SEMA States Concern for ‘Harmful Tariffs’

The Specialty Equipment Market Association (SEMA) has joined forces with other U.S. manufacturers warning President Donald Trump and the U.S. Congress that newly-enacted tariffs have the potential to harm American companies, workers, and consumers.

SEMA member companies are concerned over higher prices for steel and aluminum because of tariffs imposed globally, according to the association.

“The specialty auto parts industry employs more than a million American workers who will be affected by the proposed tariffs,” said Wade Kawasaki, SEMA chairman of the board. “These U.S. workers produce products to personalize and enhance vehicle performance-from wheels and exhausts to engines and grilles-and many of these parts contain metals that are now subject to tariffs that will harm the industry.”

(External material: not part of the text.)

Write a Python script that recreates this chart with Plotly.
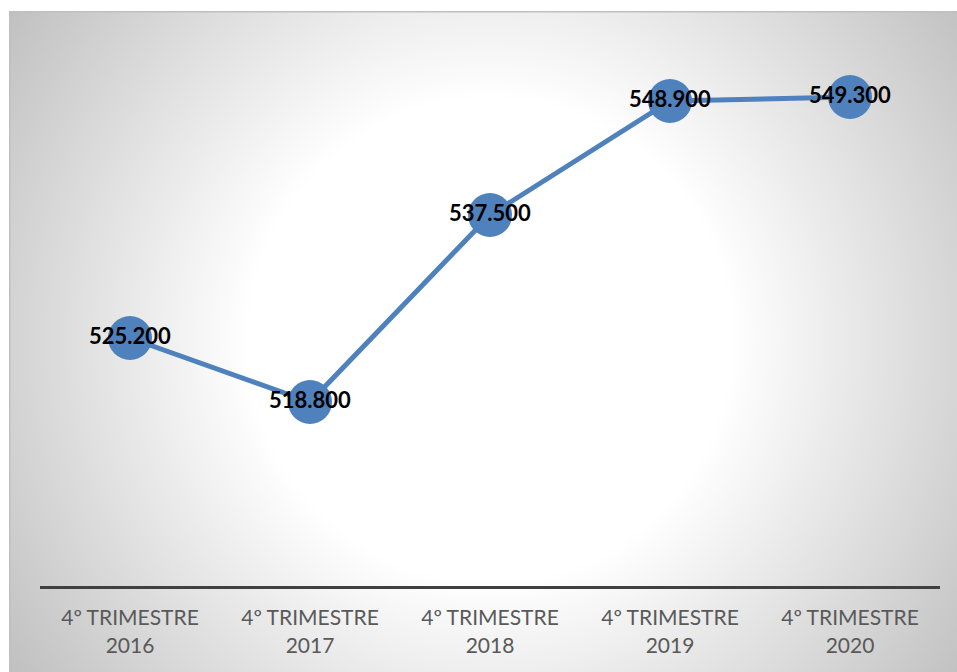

Price hikes began to show up in recent months under the threat of potential tariffs, according to SEMA. Fear of supply chain disruption beyond the metal market is now real as other nations consider retaliatory trade measures.

“We urge the president and lawmakers to use trade laws strategically so that unfair trade practices are addressed without harming U.S. businesses,” said Christopher J. Kersting, SEMA president and CEO. “SEMA has joined forces with other domestic manufacturer associations to express concerns with the current approach and the potential downstream damage to domestic industries and American consumers.”

Although the steel and aluminum tariffs are only now going into effect, there is marketplace confusion surrounding their potential impact, according to SEMA. Government officials were caught off guard when the metal tariffs were imposed on a global scale and at higher levels than anticipated. This has resulted in a scramble to create an exclusion program for certain countries and companies and the exclusions are still uncertain.

SEMA is closely monitoring this matter, according to the association, and will keep members informed as developments unfold.